If your meter has a millivolt (mV) mode, you can check electrode health manually. Place the electrode in fresh pH 7.00 buffer and switch to mV mode. A healthy new electrode should read within plus or minus 30 mV of zero. An aging but functional electrode can read up to plus or minus 59 mV. Readings beyond that range mean the electrode needs cleaning or replacement.
Common Problems and What They Mean
If the display reading drifts endlessly and never stabilizes, the most likely culprits are a dirty electrode, depleted electrolyte inside the probe, or a contaminated buffer solution. Start by cleaning the electrode tip with deionized water. If your electrode has a refillable design with a fill hole near the top, check that it contains enough electrolyte solution (typically 3 M potassium chloride). Slide the rubber sleeve to expose the fill hole and top it off if needed.
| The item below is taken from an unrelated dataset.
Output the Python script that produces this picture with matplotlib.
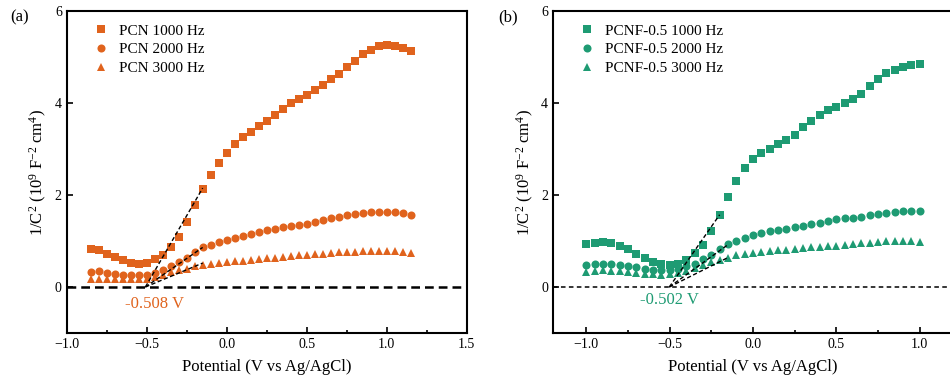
import matplotlib
matplotlib.use("Agg")
import matplotlib.pyplot as plt
from matplotlib.ticker import MultipleLocator

plt.rcParams['font.family'] = ['Liberation Serif', 'DejaVu Serif']
plt.rcParams['mathtext.fontset'] = 'custom'
plt.rcParams['mathtext.rm'] = 'Liberation Serif'
plt.rcParams['mathtext.it'] = 'Liberation Serif:italic'

# ---------------- data: panel (a) PCN ----------------
x_pcn = [-0.85, -0.80, -0.75, -0.70, -0.65, -0.60, -0.55, -0.50, -0.45, -0.40,
         -0.35, -0.30, -0.25, -0.20, -0.15, -0.10, -0.05, 0.00, 0.05, 0.10,
         0.15, 0.20, 0.25, 0.30, 0.35, 0.40, 0.45, 0.50, 0.55, 0.60,
         0.65, 0.70, 0.75, 0.80, 0.85, 0.90, 0.95, 1.00, 1.05, 1.10, 1.15]
pcn_1000 = [0.83, 0.80, 0.72, 0.66, 0.59, 0.53, 0.51, 0.53, 0.60, 0.69,
            0.86, 1.09, 1.42, 1.78, 2.13, 2.44, 2.70, 2.92, 3.10, 3.25,
            3.36, 3.49, 3.60, 3.73, 3.88, 4.01, 4.08, 4.18, 4.28, 4.40,
            4.52, 4.64, 4.78, 4.92, 5.07, 5.16, 5.23, 5.27, 5.25, 5.20, 5.14]
pcn_2000 = [0.32, 0.35, 0.30, 0.29, 0.27, 0.26, 0.26, 0.27, 0.30, 0.36,
            0.45, 0.54, 0.64, 0.76, 0.86, 0.91, 0.98, 1.03, 1.07, 1.11,
            1.16, 1.20, 1.24, 1.27, 1.30, 1.32, 1.35, 1.38, 1.41, 1.45,
            1.49, 1.53, 1.56, 1.58, 1.61, 1.64, 1.64, 1.64, 1.64, 1.61, 1.57]
pcn_3000 = [0.17, 0.18, 0.18, 0.17, 0.17, 0.17, 0.17, 0.18, 0.22, 0.26,
            0.32, 0.36, 0.40, 0.45, 0.48, 0.51, 0.53, 0.54, 0.56, 0.57,
            0.59, 0.61, 0.63, 0.64, 0.66, 0.67, 0.69, 0.69, 0.71, 0.72,
            0.74, 0.75, 0.75, 0.77, 0.78, 0.79, 0.79, 0.79, 0.78, 0.76, 0.74]
pcn_fb = -0.508                      # flat-band intercept (V)
pcn_fit_end_x = [-0.15, -0.15, -0.15]
pcn_fit_end_y = [2.15, 0.86, 0.52]

# ---------------- data: panel (b) PCNF-0.5 ----------------
x_pcnf = [-1.00, -0.95, -0.90, -0.85, -0.80, -0.75, -0.70, -0.65, -0.60, -0.55,
          -0.50, -0.45, -0.40, -0.35, -0.30, -0.25, -0.20, -0.15, -0.10, -0.05,
          0.00, 0.05, 0.10, 0.15, 0.20, 0.25, 0.30, 0.35, 0.40, 0.45,
          0.50, 0.55, 0.60, 0.65, 0.70, 0.75, 0.80, 0.85, 0.90, 0.95, 1.00]
pcnf_1000 = [0.94, 0.96, 0.98, 0.96, 0.90, 0.82, 0.72, 0.62, 0.54, 0.49,
             0.48, 0.51, 0.59, 0.74, 0.91, 1.21, 1.56, 1.95, 2.31, 2.58,
             2.78, 2.91, 3.01, 3.10, 3.20, 3.31, 3.47, 3.61, 3.73, 3.84,
             3.92, 4.01, 4.09, 4.20, 4.36, 4.53, 4.65, 4.72, 4.79, 4.83, 4.84]
pcnf_2000 = [0.47, 0.51, 0.51, 0.51, 0.48, 0.46, 0.43, 0.40, 0.38, 0.36,
             0.36, 0.39, 0.45, 0.51, 0.60, 0.70, 0.82, 0.93, 1.01, 1.07,
             1.13, 1.18, 1.22, 1.24, 1.27, 1.30, 1.33, 1.36, 1.40, 1.44,
             1.47, 1.49, 1.51, 1.53, 1.56, 1.59, 1.61, 1.63, 1.65, 1.66, 1.65]
pcnf_3000 = [0.32, 0.35, 0.36, 0.35, 0.34, 0.33, 0.31, 0.29, 0.28, 0.27,
             0.28, 0.30, 0.35, 0.41, 0.47, 0.54, 0.59, 0.64, 0.69, 0.72,
             0.74, 0.76, 0.78, 0.80, 0.81, 0.83, 0.85, 0.86, 0.88, 0.89,
             0.90, 0.92, 0.93, 0.95, 0.96, 0.98, 0.99, 1.00, 1.00, 0.99, 0.98]
pcnf_fb = -0.502
pcnf_fit_end_x = [-0.20, -0.15, -0.15]
pcnf_fit_end_y = [1.57, 0.92, 0.64]

ORANGE = '#E0631D'
GREEN = '#1E9B73'

fig = plt.figure(figsize=(9.5, 3.89), dpi=100)
ax1 = fig.add_axes([0.0702, 0.144, 0.421, 0.8277])
ax2 = fig.add_axes([0.5821, 0.144, 0.421, 0.8277])


def style(ax, xlim, xticks):
    ax.set_xlim(*xlim)
    ax.set_ylim(-1, 6)
    ax.set_xticks(xticks)
    ax.xaxis.set_minor_locator(MultipleLocator(0.25))
    ax.set_yticks([0, 2, 4, 6])
    ax.tick_params(which='both', direction='in', top=False, right=False,
                   labelsize=10, width=1.2)
    ax.tick_params(which='major', length=4)
    ax.tick_params(which='minor', length=2.5)
    for s in ax.spines.values():
        s.set_linewidth(1.5)
    ax.set_xlabel('Potential (V vs Ag/AgCl)', fontsize=12, labelpad=6)
    ax.set_ylabel(r'1/$\mathregular{C^2}$ ($\mathregular{10^9}$ $\mathregular{F^{-2}}$ $\mathregular{cm^4}$)',
                  fontsize=12, labelpad=4)


def panel(ax, x, ys, labels, color, fb, fx, fy, zl_lw, zl_dash, ann, ann_xy):
    markers = ['s', 'o', '^']
    sizes = [5.3, 5.8, 6.0]
    for y, lab, m, ms in zip(ys, labels, markers, sizes):
        ax.plot(x, y, ls='none', marker=m, ms=ms, color=color, label=lab,
                markeredgewidth=0)
    ax.axhline(0, color='k', lw=zl_lw, dashes=zl_dash, zorder=1)
    for ex, ey in zip(fx, fy):
        ax.plot([fb, ex], [0, ey], color='k', lw=1.0, dashes=(3, 1.8), zorder=3)
    ax.text(ann_xy[0], ann_xy[1], ann, color=color, fontsize=12,
            ha='center', va='center')
    ax.legend(loc='upper left', frameon=False, fontsize=11, handletextpad=0.6,
              borderaxespad=0.45, bbox_to_anchor=(0.03, 1.0), labelspacing=0.33,
              handlelength=1.2)


style(ax1, (-1.0, 1.5), [-1.0, -0.5, 0.0, 0.5, 1.0, 1.5])
panel(ax1, x_pcn, [pcn_1000, pcn_2000, pcn_3000],
      ['PCN 1000 Hz', 'PCN 2000 Hz', 'PCN 3000 Hz'], ORANGE,
      pcn_fb, pcn_fit_end_x, pcn_fit_end_y, 1.8, (3.5, 2.0),
      '-0.508 V', (-0.45, -0.36))

style(ax2, (-1.2, 1.2), [-1.0, -0.5, 0.0, 0.5, 1.0])
panel(ax2, x_pcnf, [pcnf_1000, pcnf_2000, pcnf_3000],
      ['PCNF-0.5 1000 Hz', 'PCNF-0.5 2000 Hz', 'PCNF-0.5 3000 Hz'], GREEN,
      pcnf_fb, pcnf_fit_end_x, pcnf_fit_end_y, 1.1, (3.0, 2.2),
      '-0.502 V', (-0.50, -0.29))

fig.text(10 / 950, 1 - 17 / 389, '(a)', fontsize=12, va='center', ha='left')
fig.text(498 / 950, 1 - 17 / 389, '(b)', fontsize=12, va='center', ha='left')

fig.savefig('out.png', dpi=100)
Erratic jumps in the reading, where the number swings by a full unit or more, usually point to a connection problem. Check that the electrode is firmly plugged into the meter and that the cable isn’t damaged. Air bubbles trapped inside the glass bulb can also cause this. Gently flick the electrode tip (like a thermometer) to dislodge them.
If calibration fails entirely, with the meter refusing to recognize the buffer, the buffer solution is likely contaminated. Never pour used buffer back into the bottle, and never dip directly from the stock bottle. Pour a small amount of fresh buffer into a clean cup for calibration, then discard it afterward. Expired buffers also lose accuracy, so check the date on the bottle.
Storing the Electrode Properly
How you store the electrode between uses directly affects how accurate your next reading will be. The glass sensing tip must stay hydrated. Store it in electrode storage solution (3 M potassium chloride) or, in a pinch, pH 4.0 buffer. Never store it in deionized or distilled water, which leaches ions from the glass and shortens the electrode’s life. And never let it dry out completely.
If the electrode does dry out, soak it in storage solution for several hours before attempting calibration. It may recover, but expect a slower response time and a lower slope percentage until the glass rehydrates. Electrodes that have been dry for weeks may not recover at all.
After each use, rinse the electrode, pat it dry, slide the rubber sleeve down to cover the fill hole (on refillable models), and return it to its storage solution. This takes 30 seconds and can extend your electrode’s useful life by months.